Accessibility details: Where provided by the housing provider, Moea highlights accessibility features (e.g., step-free entries, door widths, reachable controls) consistent with Fair Housing Act design standards for covered multifamily housing.
- Advertising & Audience Practices
When promoting listings off-platform, Moea follows housing-ad rules on each channel and avoids audience options that directly or indirectly target or exclude protected classes. We are attentive to platform-level restrictions and regulatory expectations around algorithmic delivery.
- Product Design to Help Prevent Steering
Search and ranking prioritize user-chosen, property-centric filters (price, beds/baths, amenities, commute time) rather than demographic indicators that could drive steering.
We avoid opinionated claims about school “quality” or neighborhood “safety.” Where helpful, we direct users to neutral, third-party public resources to form their own views.
- Accessibility in Our Experiences
Moea’s apps and sites are built with accessibility in mind (e.g., screen-reader support, alt text, color-contrast checks). Separate from the Fair Housing Act’s building requirements, we align our digital experiences with inclusive design principles.

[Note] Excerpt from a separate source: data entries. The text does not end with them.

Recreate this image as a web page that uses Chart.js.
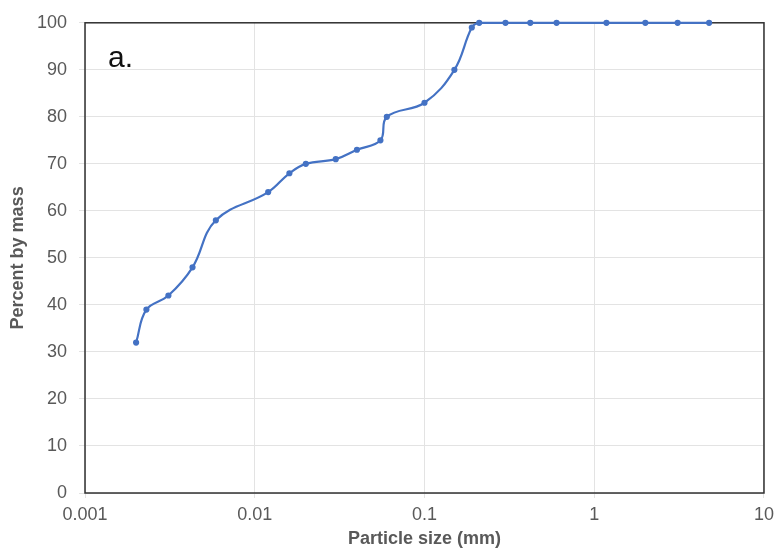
<!DOCTYPE html>
<html>
<head>
<meta charset="utf-8">
<script src="https://cdn.jsdelivr.net/npm/chart.js@4/dist/chart.umd.min.js"></script>
<style>
  html, body { margin: 0; background: #fff; }
  #wrap { width: 780px; height: 551px; }
</style>
</head>
<body>
<div id="wrap"><canvas id="chart"></canvas></div>
<script>
'use strict';

// particle size (mm) and cumulative percent passing
const SIZES   = [0.002, 0.0023, 0.0031, 0.0043, 0.0059, 0.012, 0.016, 0.02, 0.03, 0.04, 0.055, 0.06, 0.1, 0.15, 0.19, 0.21, 0.3, 0.42, 0.6, 1.18, 2, 3.1, 4.75];
const PERCENT = [32, 39, 42, 48, 58, 64, 68, 70, 71, 73, 75, 80, 83, 90, 99, 100, 100, 100, 100, 100, 100, 100, 100];
const X_TICKS = [0.001, 0.01, 0.1, 1, 10];
const PANEL   = 'a.';

const FONT      = '"Liberation Sans", Arial, sans-serif';
const TEXT_GREY = '#595959';
const GRID_GREY = '#e3e3e3';
const LINE_BLUE = '#4472c4';

// outline of the plot area + panel letter
const frame = {
    id: 'frame',
    beforeDatasetsDraw(chart) {
        const { ctx, chartArea: a } = chart;
        ctx.save();
        ctx.strokeStyle = '#303030';
        ctx.lineWidth = 1.5;
        ctx.strokeRect(a.left, a.top, a.right - a.left, a.bottom - a.top);
        ctx.fillStyle = '#111';
        ctx.font = `30px ${FONT}`;
        ctx.textBaseline = 'alphabetic';
        ctx.fillText(PANEL, a.left + 23, a.top + 44);
        ctx.restore();
    }
};

new Chart(document.getElementById('chart'), {
    type: 'scatter',
    data: {
        datasets: [{
            data: SIZES.map((x, i) => ({ x, y: PERCENT[i] })),
            showLine: true,
            borderColor: LINE_BLUE,
            backgroundColor: LINE_BLUE,
            borderWidth: 2.2,
            pointRadius: 2,
            pointHoverRadius: 2,
            tension: 0.4,
            clip: 4,
        }]
    },
    options: {
        responsive: true,
        maintainAspectRatio: false,
        animation: false,
        layout: { padding: { top: 21, right: 13, left: 0, bottom: 0 } },
        plugins: { legend: { display: false }, tooltip: { enabled: false } },
        scales: {
            x: {
                type: 'logarithmic',
                min: 0.001,
                max: 10,
                afterBuildTicks: s => { s.ticks = X_TICKS.map(v => ({ value: v })); },
                afterFit: s => { s.height = 58; },
                ticks: {
                    color: TEXT_GREY,
                    font: { family: FONT, size: 18 },
                    padding: 6,
                    maxRotation: 0,
                    callback: v => String(v),
                },
                grid: { color: GRID_GREY, tickColor: GRID_GREY, tickLength: 5 },
                border: { display: false },
                title: {
                    display: true,
                    text: 'Particle size (mm)',
                    color: TEXT_GREY,
                    font: { family: FONT, size: 18, weight: 'bold' },
                    padding: { top: 1, bottom: 1 },
                },
            },
            y: {
                min: 0,
                max: 100,
                afterFit: s => { s.width = 85; },
                ticks: {
                    stepSize: 10,
                    color: TEXT_GREY,
                    font: { family: FONT, size: 18 },
                    padding: 12,
                },
                grid: { color: GRID_GREY, tickColor: GRID_GREY, tickLength: 6 },
                border: { display: false },
                title: {
                    display: true,
                    text: 'Percent by mass',
                    color: TEXT_GREY,
                    font: { family: FONT, size: 18, weight: 'bold' },
                    padding: { top: 7, bottom: 7 },
                },
            }
        }
    },
    plugins: [frame]
});
</script>
</body>
</html>
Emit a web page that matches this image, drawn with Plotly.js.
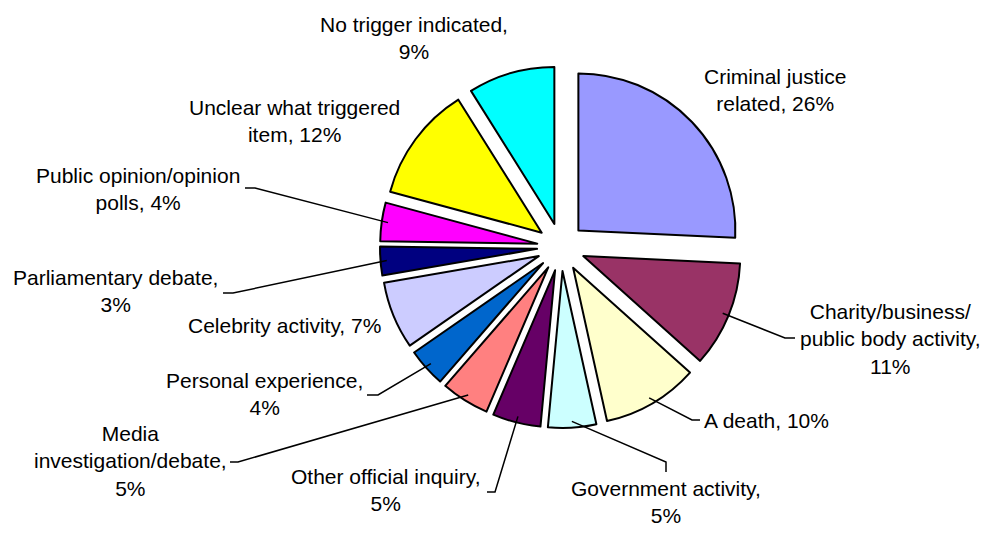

How Moea’s Muse AI Is Trained to Align With Fair Housing
Policy-Aligned Training and Guardrails
Instruction tuning includes the core prohibitions of the Fair Housing Act and platform-level housing-ad rules. Muse AI is trained to decline or rewrite prompts that request discriminatory content or targeting.
Protected-class awareness: Muse AI avoids generating content that references or infers protected characteristics (or common proxies) about people or neighborhoods.
Bias and Safety Evaluations
Pre-release and ongoing tests stress-check outputs for disparate recommendations or steering cues.
Ad and copy review pipelines include automated checks plus human review for higher-risk scenarios (e.g., audience targeting, neighborhood descriptors).
Explainability, Auditability, and Corrections
Moderation events are logged for audit; we continuously improve prompts, classifiers, and patterns based on flagged cases and regulator guidance.
We monitor updates from federal agencies on AI and discrimination to ensure compliance alignment.
User Experience Behaviors
When a user’s request could elicit problematic text (e.g., “no kids,” “Christian tenants,” “Latino neighborhood”), Muse AI intervenes with property-focused alternatives and brief context on why the original request conflicts with fair housing rules.
Words & Phrases We Avoid—and What We Use Instead
Avoid: “No children,” “empty-nester community,” “ideal for singles”
Use: “Two bedrooms, one with built-in storage; community quiet hours 10pm–7am”
Avoid: “Christian housing,” “near [ethnic] community”
Use: “0.3 miles to [transit stop]; close to parks, library, and retail”
Avoid: “English-speaking only”
Use: “Application and lease available in [languages offered]; translation support upon request”
Avoid: “Safe/low-crime neighborhood,” “exclusive area,” “desirable schools”
Use: “Secured entry, exterior lighting, and on-site management; links to public data sources available on request”
(These examples illustrate principles; they are not exhaustive legal guidance.)
How to Report a Concern
If you ever see content on Moea that you believe violates fair housing principles:
Please report it directly in-app or contact our support team so we can investigate quickly.
You can also file a housing discrimination complaint with HUD online or by phone at 1-800-669-9777 (TTY 1-800-877-8339). HUD reviews complaints and, where appropriate, investigates and enforces the law.
Equal Housing Opportunity
Moea pledges to uphold Equal Housing Opportunity in all services and communications and to keep our policies current with applicable law and regulator guidance. We maintain continuous alignment with evolving regulations to ensure our technology and user experience support fairness, accessibility, and inclusion across every interaction.
Legal Notice
This page is for general information only and is not legal advice. If you need legal guidance about a specific situation, please consult an attorney or your local fair housing agency.